On Oct. 26, 2004, the District Court dismissed Mink’s suit in its entirety, finding that he lacked standing to challenge the constitutionality of the statute and that his claims against Knox were barred by the doctrine of absolute prosecutorial immunity.
Mink appealed to the Tenth Circuit, and numerous media advocates, including the Silha Center and the Student Press Law Center, among others, filed amicus briefs. The Silha Center and Student Press law Center’s joint brief urged the court to strike the criminal libel law as unconstitutional and inconsistent with the First Amendment, contending that civil defamation laws can adequately protect plaintiffs without causing as much harm to free speech.
“If this court does not find that a student arrested solely for his speech has standing to challenge the unconstitutionality of the underlying statute he supposedly violated, it will be giving a green light to police and prosecutors who use these statutes to intimidate speakers who are young and politically powerless but who have exercised their constitutional right to criticize government employees,” the Centers argued. “By the expedient of dropping a matter before a person is charged, prosecutors can perpetuate the use of criminal libel statutes as tools to harass and intimidate speakers into silence even when the statutes themselves are unconstitutional.” (The Centers’ brief in its entirety can be viewed at http://www.silha.umn.edu/resources.htm. For further information, see “Silha Center Joins Student Press Law Center in Amicus Brief” in the Winter 2005 issue of the Silha Bulletin).
The case was argued in January 2006. Thirteen months later, the Tenth Circuit declined to rule on the constitutionality of Mink’s claims, instead finding that because the District Attorney had decided not to prosecute Mink and had closed the file, Mink no longer had standing to sue.
Judge Timothy M. Tymkovich, writing for the three-judge panel of the court, wrote, “Without a live, concrete controversy, we lack jurisdiction to consider claims no matter how meritorious.” He continued, “Because we conclude Mink faces ‘no credible threat of prosecution’ under the criminal libel statute, he lacks standing to pursue his claims for prospective relief.” For the same reasons, he also found Mink’s claims to be moot and thus the court could not reach the merits of Mink’s constitutional claim.
The court also held that Mink’s damages claims under the Privacy Protection Act, 42 U.S.C. section 1983, against Knox failed because the Act makes it unlawful to search for or seize any work product materials made by a person with intent to disseminate the information to the public. It held that in this case, Knox only approved the search warrant; she did not herself do any searching or seizing.
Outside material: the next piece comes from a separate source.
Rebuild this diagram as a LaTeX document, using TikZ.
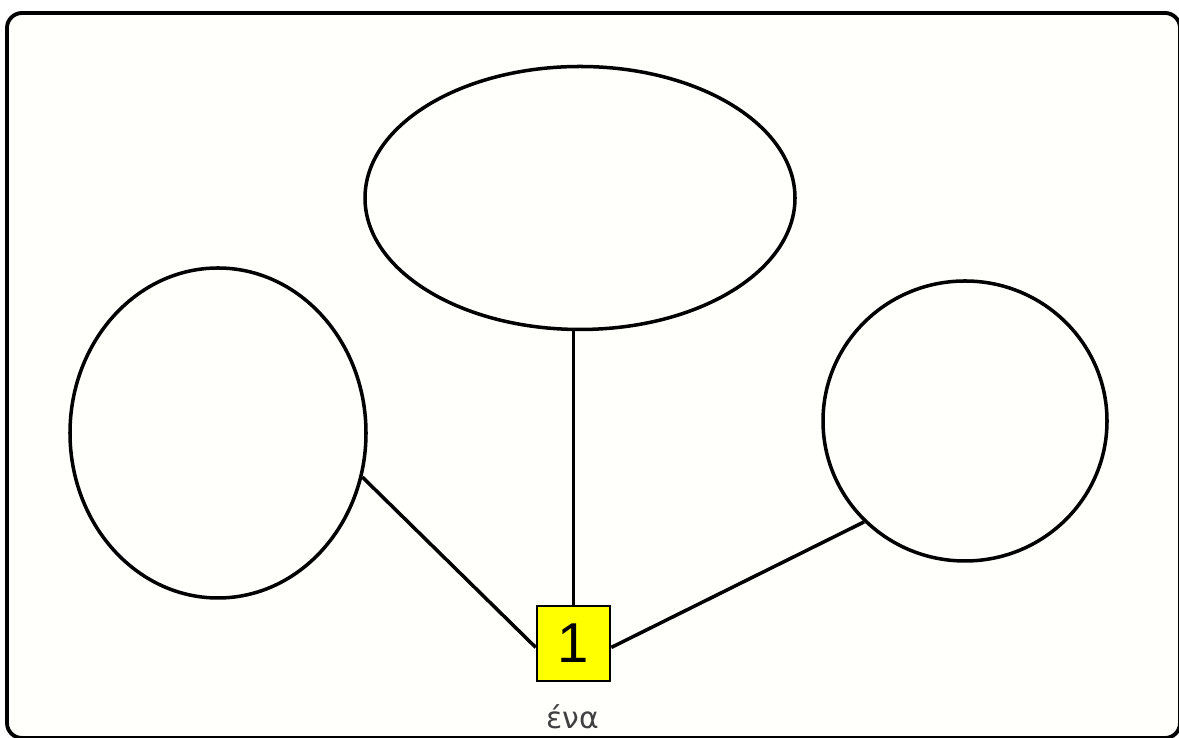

The court did overturn the district court in one aspect of the case. It found that Mink’s damages claims against Knox based on her review of the search warrant could not be denied on the basis of prosecutorial immunity. The court ruled that prosecutors do receive absolute immunity when working in their role as advocates; however, they could not receive immunity in their role as administrators or investigative officers. Because the court found Knox was acting in the latter capacity when she approved the search warrant, the court remanded the case to the district court with instructions to consider Knox’s qualified immunity claims under their elaborated framework.
As the Bulletin went to press, there was no word on whether either party would appeal.